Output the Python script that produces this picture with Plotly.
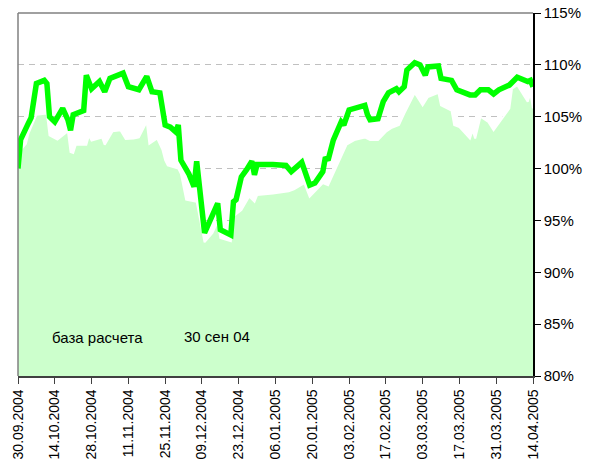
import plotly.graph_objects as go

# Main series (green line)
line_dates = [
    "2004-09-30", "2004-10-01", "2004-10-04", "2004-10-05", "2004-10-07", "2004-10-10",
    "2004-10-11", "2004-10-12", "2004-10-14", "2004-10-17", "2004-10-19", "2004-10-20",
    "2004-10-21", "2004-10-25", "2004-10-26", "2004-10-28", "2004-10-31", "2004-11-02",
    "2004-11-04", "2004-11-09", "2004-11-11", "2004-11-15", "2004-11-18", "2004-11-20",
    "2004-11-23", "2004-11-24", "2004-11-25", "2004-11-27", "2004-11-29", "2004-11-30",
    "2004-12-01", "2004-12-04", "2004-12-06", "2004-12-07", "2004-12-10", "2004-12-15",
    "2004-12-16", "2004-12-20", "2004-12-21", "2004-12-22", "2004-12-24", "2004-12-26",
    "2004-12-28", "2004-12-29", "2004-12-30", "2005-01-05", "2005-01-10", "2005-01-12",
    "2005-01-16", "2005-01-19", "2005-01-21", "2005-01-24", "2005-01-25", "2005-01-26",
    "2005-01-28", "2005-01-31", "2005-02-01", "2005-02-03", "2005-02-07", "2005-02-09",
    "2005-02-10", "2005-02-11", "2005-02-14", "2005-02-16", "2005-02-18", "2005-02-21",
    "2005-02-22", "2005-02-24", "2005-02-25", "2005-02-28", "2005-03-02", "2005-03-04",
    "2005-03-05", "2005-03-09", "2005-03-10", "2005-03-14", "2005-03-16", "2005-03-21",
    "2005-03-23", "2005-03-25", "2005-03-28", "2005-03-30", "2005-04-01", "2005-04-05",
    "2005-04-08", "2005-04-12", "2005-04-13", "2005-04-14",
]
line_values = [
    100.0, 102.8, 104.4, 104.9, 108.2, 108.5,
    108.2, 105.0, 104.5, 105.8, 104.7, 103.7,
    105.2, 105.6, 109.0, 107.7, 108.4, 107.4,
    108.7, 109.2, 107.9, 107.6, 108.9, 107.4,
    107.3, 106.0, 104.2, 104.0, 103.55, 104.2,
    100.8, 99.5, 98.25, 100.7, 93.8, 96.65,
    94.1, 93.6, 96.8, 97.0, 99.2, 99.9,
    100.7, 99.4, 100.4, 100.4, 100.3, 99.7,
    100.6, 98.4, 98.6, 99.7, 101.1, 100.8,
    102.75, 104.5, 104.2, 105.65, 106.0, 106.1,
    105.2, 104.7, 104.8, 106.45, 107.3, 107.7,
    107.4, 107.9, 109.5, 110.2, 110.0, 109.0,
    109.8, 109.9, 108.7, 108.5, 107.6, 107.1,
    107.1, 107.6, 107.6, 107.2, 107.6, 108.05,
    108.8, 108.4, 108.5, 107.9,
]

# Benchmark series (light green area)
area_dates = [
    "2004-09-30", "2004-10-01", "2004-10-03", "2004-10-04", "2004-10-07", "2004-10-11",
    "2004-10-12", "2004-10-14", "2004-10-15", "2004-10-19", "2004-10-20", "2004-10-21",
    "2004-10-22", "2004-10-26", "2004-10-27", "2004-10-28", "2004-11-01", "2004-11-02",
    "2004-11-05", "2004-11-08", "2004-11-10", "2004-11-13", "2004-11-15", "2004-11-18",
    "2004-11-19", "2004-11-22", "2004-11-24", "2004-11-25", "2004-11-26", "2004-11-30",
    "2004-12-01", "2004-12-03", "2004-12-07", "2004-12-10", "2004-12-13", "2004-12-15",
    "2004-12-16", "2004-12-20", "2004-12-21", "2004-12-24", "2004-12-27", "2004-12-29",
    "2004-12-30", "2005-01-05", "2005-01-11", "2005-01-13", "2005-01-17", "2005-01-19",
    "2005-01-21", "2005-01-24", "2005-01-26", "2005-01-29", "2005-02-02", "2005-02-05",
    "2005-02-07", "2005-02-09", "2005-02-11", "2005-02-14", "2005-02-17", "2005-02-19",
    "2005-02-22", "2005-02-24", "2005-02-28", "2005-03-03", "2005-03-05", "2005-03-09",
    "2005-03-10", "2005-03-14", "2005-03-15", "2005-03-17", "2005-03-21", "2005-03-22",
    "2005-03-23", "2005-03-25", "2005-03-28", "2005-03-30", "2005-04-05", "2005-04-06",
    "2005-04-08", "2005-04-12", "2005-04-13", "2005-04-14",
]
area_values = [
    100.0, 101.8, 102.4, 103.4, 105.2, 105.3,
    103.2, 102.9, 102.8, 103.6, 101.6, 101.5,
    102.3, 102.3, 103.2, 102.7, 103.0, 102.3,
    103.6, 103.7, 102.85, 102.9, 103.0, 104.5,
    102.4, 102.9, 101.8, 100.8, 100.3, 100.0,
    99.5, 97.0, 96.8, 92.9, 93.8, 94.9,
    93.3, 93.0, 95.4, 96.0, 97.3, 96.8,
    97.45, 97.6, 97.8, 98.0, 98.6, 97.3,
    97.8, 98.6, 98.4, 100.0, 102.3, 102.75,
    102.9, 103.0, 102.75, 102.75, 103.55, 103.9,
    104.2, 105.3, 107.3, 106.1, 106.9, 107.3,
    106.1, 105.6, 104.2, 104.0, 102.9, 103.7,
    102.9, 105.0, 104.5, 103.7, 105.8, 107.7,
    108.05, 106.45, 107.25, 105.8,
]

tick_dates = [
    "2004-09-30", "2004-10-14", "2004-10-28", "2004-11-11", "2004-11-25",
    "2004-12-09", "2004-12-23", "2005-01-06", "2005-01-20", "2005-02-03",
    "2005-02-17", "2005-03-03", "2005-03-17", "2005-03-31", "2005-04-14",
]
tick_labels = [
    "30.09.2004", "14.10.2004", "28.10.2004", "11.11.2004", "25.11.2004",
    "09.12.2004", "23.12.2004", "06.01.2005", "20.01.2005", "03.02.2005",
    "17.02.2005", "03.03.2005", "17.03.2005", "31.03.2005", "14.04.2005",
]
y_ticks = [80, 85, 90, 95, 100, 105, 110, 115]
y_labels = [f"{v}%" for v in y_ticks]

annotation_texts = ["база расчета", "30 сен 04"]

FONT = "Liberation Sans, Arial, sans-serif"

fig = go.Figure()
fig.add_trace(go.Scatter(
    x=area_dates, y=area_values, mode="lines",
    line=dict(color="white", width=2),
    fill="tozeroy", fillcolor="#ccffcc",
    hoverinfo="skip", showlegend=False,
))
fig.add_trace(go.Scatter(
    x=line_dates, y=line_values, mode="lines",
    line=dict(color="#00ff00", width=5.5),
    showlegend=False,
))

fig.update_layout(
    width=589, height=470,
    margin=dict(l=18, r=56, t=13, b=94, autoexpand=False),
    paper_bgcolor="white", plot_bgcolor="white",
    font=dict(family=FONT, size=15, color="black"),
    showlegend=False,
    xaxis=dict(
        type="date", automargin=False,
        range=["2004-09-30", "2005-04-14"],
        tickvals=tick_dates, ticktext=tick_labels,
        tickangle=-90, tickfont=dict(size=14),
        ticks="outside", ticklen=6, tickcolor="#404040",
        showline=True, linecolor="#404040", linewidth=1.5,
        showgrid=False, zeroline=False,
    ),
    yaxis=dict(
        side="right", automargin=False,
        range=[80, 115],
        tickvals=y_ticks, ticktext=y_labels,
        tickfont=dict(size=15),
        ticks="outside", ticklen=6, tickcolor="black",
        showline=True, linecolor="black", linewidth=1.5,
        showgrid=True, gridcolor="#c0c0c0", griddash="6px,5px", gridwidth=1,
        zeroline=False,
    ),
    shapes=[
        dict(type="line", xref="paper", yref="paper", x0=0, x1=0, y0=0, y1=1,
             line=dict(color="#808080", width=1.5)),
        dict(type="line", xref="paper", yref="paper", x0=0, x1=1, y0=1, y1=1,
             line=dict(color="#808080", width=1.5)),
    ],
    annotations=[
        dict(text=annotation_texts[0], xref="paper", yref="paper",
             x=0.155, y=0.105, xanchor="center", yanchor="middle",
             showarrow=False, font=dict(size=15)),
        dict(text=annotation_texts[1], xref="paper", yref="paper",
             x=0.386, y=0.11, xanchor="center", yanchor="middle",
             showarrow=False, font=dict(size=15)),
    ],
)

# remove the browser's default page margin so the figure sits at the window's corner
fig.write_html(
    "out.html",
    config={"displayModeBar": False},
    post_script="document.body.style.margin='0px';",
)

§ **Given request**
Repeat, exactly and in full, each line from the start of the data to the line that contains "import plotly.graph_objects as go". Pictures do not go in.

§ **Answer in full**
Output the Python script that produces this picture with Plotly.
import plotly.graph_objects as go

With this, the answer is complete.